"""
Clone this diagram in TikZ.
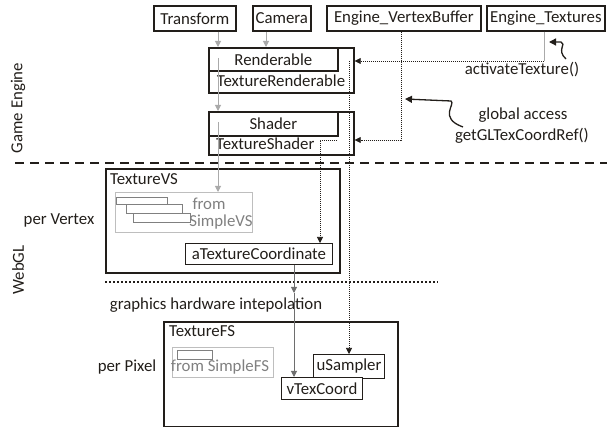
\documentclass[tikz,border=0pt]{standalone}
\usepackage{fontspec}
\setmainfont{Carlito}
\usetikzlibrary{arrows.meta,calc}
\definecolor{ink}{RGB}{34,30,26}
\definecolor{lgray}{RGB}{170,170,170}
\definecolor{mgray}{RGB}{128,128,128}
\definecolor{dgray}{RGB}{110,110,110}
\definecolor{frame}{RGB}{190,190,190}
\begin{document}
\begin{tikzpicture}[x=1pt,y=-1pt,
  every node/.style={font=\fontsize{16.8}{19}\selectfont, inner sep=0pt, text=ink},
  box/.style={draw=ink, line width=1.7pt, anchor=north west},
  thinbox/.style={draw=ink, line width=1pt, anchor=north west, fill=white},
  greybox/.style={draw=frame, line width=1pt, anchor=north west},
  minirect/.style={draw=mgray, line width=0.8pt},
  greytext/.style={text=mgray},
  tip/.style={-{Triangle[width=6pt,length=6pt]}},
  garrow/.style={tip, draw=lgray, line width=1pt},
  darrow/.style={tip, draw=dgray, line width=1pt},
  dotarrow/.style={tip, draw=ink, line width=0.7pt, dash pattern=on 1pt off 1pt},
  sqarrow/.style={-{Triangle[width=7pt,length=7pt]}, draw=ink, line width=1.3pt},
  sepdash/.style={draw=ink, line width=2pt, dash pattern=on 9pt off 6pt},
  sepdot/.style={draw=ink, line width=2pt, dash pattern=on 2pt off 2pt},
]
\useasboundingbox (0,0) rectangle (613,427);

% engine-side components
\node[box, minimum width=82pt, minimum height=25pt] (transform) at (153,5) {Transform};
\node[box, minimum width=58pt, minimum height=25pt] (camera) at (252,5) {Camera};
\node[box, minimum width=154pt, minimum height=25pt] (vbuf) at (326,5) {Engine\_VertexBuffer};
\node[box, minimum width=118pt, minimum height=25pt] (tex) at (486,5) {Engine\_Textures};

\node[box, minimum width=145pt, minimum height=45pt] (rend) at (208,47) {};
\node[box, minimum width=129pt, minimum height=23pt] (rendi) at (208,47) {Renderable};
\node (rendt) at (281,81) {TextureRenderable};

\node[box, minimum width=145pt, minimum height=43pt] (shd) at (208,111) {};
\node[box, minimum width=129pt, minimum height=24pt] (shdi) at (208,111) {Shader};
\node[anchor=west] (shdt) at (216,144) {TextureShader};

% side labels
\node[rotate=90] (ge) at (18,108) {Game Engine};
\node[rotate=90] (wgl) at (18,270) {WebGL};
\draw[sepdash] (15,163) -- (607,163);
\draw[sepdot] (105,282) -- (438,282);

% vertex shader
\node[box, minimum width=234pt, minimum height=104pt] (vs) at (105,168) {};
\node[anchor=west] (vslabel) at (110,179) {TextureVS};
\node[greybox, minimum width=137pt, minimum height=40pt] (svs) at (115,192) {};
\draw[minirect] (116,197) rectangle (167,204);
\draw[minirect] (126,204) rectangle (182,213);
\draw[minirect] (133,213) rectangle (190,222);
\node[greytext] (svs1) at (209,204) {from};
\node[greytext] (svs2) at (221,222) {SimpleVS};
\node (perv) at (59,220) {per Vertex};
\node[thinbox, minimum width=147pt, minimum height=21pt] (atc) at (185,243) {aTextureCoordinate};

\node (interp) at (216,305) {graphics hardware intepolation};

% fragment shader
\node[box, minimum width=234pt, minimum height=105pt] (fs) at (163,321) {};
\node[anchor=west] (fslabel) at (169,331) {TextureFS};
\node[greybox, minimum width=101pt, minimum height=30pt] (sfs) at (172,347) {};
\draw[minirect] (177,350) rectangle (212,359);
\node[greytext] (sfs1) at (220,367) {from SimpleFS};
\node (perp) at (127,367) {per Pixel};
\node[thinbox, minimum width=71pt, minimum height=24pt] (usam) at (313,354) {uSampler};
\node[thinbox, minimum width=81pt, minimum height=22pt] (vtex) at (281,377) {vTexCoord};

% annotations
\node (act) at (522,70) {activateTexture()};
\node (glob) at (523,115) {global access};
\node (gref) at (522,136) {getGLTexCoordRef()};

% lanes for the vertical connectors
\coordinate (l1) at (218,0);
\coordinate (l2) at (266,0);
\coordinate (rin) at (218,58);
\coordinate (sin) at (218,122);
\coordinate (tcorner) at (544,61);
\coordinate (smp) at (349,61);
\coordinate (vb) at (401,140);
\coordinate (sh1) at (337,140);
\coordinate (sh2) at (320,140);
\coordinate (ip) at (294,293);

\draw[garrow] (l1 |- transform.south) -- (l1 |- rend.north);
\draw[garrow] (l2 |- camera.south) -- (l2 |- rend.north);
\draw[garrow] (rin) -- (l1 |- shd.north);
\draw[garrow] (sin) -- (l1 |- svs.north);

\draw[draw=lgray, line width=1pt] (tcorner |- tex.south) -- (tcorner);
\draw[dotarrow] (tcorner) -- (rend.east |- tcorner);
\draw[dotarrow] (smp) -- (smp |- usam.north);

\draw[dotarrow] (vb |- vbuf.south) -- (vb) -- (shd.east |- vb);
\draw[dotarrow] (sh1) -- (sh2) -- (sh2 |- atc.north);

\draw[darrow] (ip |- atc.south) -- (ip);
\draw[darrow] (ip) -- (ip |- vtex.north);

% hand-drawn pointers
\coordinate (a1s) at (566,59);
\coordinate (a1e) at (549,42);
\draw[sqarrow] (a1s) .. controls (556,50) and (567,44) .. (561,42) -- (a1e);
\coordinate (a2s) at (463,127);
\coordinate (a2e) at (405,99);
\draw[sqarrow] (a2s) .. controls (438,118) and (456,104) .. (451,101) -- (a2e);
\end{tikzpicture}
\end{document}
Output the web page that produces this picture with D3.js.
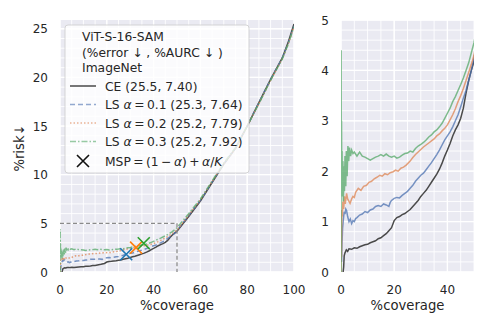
"""
:: Task brief ::
Retype the whole listing, keeping every line identical and omitting all pictures.

:: Full answer ::
Clone this diagram in TikZ.
\documentclass[tikz,border=0pt]{standalone}
\usepackage{fontspec}
\setmainfont{Carlito}
\usetikzlibrary{arrows.meta,calc}
\definecolor{ink}{RGB}{34,30,26}
\definecolor{lgray}{RGB}{170,170,170}
\definecolor{mgray}{RGB}{128,128,128}
\definecolor{dgray}{RGB}{110,110,110}
\definecolor{frame}{RGB}{190,190,190}
\begin{document}
\begin{tikzpicture}[x=1pt,y=-1pt,
  every node/.style={font=\fontsize{16.8}{19}\selectfont, inner sep=0pt, text=ink},
  box/.style={draw=ink, line width=1.7pt, anchor=north west},
  thinbox/.style={draw=ink, line width=1pt, anchor=north west, fill=white},
  greybox/.style={draw=frame, line width=1pt, anchor=north west},
  minirect/.style={draw=mgray, line width=0.8pt},
  greytext/.style={text=mgray},
  tip/.style={-{Triangle[width=6pt,length=6pt]}},
  garrow/.style={tip, draw=lgray, line width=1pt},
  darrow/.style={tip, draw=dgray, line width=1pt},
  dotarrow/.style={tip, draw=ink, line width=0.7pt, dash pattern=on 1pt off 1pt},
  sqarrow/.style={-{Triangle[width=7pt,length=7pt]}, draw=ink, line width=1.3pt},
  sepdash/.style={draw=ink, line width=2pt, dash pattern=on 9pt off 6pt},
  sepdot/.style={draw=ink, line width=2pt, dash pattern=on 2pt off 2pt},
]
\useasboundingbox (0,0) rectangle (613,427);

% engine-side components
\node[box, minimum width=82pt, minimum height=25pt] (transform) at (153,5) {Transform};
\node[box, minimum width=58pt, minimum height=25pt] (camera) at (252,5) {Camera};
\node[box, minimum width=154pt, minimum height=25pt] (vbuf) at (326,5) {Engine\_VertexBuffer};
\node[box, minimum width=118pt, minimum height=25pt] (tex) at (486,5) {Engine\_Textures};

\node[box, minimum width=145pt, minimum height=45pt] (rend) at (208,47) {};
\node[box, minimum width=129pt, minimum height=23pt] (rendi) at (208,47) {Renderable};
\node (rendt) at (281,81) {TextureRenderable};

\node[box, minimum width=145pt, minimum height=43pt] (shd) at (208,111) {};
\node[box, minimum width=129pt, minimum height=24pt] (shdi) at (208,111) {Shader};
\node[anchor=west] (shdt) at (216,144) {TextureShader};

% side labels
\node[rotate=90] (ge) at (18,108) {Game Engine};
\node[rotate=90] (wgl) at (18,270) {WebGL};
\draw[sepdash] (15,163) -- (607,163);
\draw[sepdot] (105,282) -- (438,282);

% vertex shader
\node[box, minimum width=234pt, minimum height=104pt] (vs) at (105,168) {};
\node[anchor=west] (vslabel) at (110,179) {TextureVS};
\node[greybox, minimum width=137pt, minimum height=40pt] (svs) at (115,192) {};
\draw[minirect] (116,197) rectangle (167,204);
\draw[minirect] (126,204) rectangle (182,213);
\draw[minirect] (133,213) rectangle (190,222);
\node[greytext] (svs1) at (209,204) {from};
\node[greytext] (svs2) at (221,222) {SimpleVS};
\node (perv) at (59,220) {per Vertex};
\node[thinbox, minimum width=147pt, minimum height=21pt] (atc) at (185,243) {aTextureCoordinate};

\node (interp) at (216,305) {graphics hardware intepolation};

% fragment shader
\node[box, minimum width=234pt, minimum height=105pt] (fs) at (163,321) {};
\node[anchor=west] (fslabel) at (169,331) {TextureFS};
\node[greybox, minimum width=101pt, minimum height=30pt] (sfs) at (172,347) {};
\draw[minirect] (177,350) rectangle (212,359);
\node[greytext] (sfs1) at (220,367) {from SimpleFS};
\node (perp) at (127,367) {per Pixel};
\node[thinbox, minimum width=71pt, minimum height=24pt] (usam) at (313,354) {uSampler};
\node[thinbox, minimum width=81pt, minimum height=22pt] (vtex) at (281,377) {vTexCoord};

% annotations
\node (act) at (522,70) {activateTexture()};
\node (glob) at (523,115) {global access};
\node (gref) at (522,136) {getGLTexCoordRef()};

% lanes for the vertical connectors
\coordinate (l1) at (218,0);
\coordinate (l2) at (266,0);
\coordinate (rin) at (218,58);
\coordinate (sin) at (218,122);
\coordinate (tcorner) at (544,61);
\coordinate (smp) at (349,61);
\coordinate (vb) at (401,140);
\coordinate (sh1) at (337,140);
\coordinate (sh2) at (320,140);
\coordinate (ip) at (294,293);

\draw[garrow] (l1 |- transform.south) -- (l1 |- rend.north);
\draw[garrow] (l2 |- camera.south) -- (l2 |- rend.north);
\draw[garrow] (rin) -- (l1 |- shd.north);
\draw[garrow] (sin) -- (l1 |- svs.north);

\draw[draw=lgray, line width=1pt] (tcorner |- tex.south) -- (tcorner);
\draw[dotarrow] (tcorner) -- (rend.east |- tcorner);
\draw[dotarrow] (smp) -- (smp |- usam.north);

\draw[dotarrow] (vb |- vbuf.south) -- (vb) -- (shd.east |- vb);
\draw[dotarrow] (sh1) -- (sh2) -- (sh2 |- atc.north);

\draw[darrow] (ip |- atc.south) -- (ip);
\draw[darrow] (ip) -- (ip |- vtex.north);

% hand-drawn pointers
\coordinate (a1s) at (566,59);
\coordinate (a1e) at (549,42);
\draw[sqarrow] (a1s) .. controls (556,50) and (567,44) .. (561,42) -- (a1e);
\coordinate (a2s) at (463,127);
\coordinate (a2e) at (405,99);
\draw[sqarrow] (a2s) .. controls (438,118) and (456,104) .. (451,101) -- (a2e);
\end{tikzpicture}
\end{document}
Output the web page that produces this picture with D3.js.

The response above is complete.